Real British villains, such as Jack the Ripper and Dr. Jekyll & Mr. Hyde, were just a few of the inspirations behind Pennyworth’s villains.

It doesn’t stray from the gritty style DC Comic’s cinematic adaptations are known for, and includes dark themes involving Post-Traumatic Stress Disorder, torture, and systematic classist struggles. Actress Paloma Faith, who brilliantly portrays the semi-sadistic and cold Bet Skyes, describes herself as empathetic, and explains that the show, much like herself, asks the question of “What happened to you?”

Brief flashbacks and emotional outbursts only prove that trauma will be one of the defining themes for both heroes and villains alike.

Even though Pennyworth explores difficult subjects, it is well-balanced with unexpected humor and a tender love story that lightens the plot without diluting or pulling the audience out of the experience.

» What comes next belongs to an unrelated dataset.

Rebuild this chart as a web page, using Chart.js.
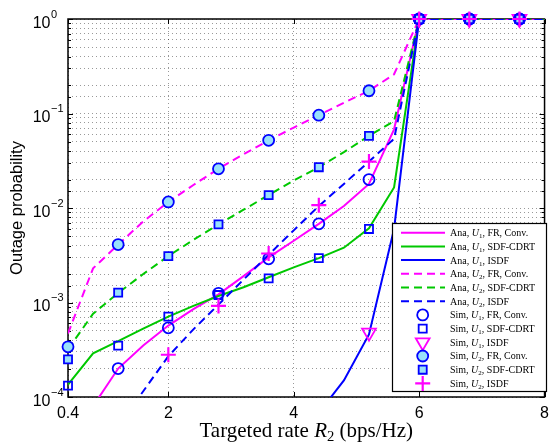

Equal parts mysterious and funny, Heller struck a solid balance on what moments to take seriously and what times allowed for a more comedic take that had the audience cracking up.  

The cinematography for the series is one of its crowning achievements.

The post-industrial London is as fascinating as it is gloomy, and blends past, 1960s, and present day into the cityscape. Factory towers loom over the city, much like the Raven Society. In a clip titled “Thirteen Degrees Off” Jason Flemyng, who plays Lord Harwood, describes it as “If the baddies had won the war, this is what London would have ended up like.”

The first episode of Pennyworth premiers tonight, July 28th, on EPIX and will consist of ten episodes released on a weekly basis.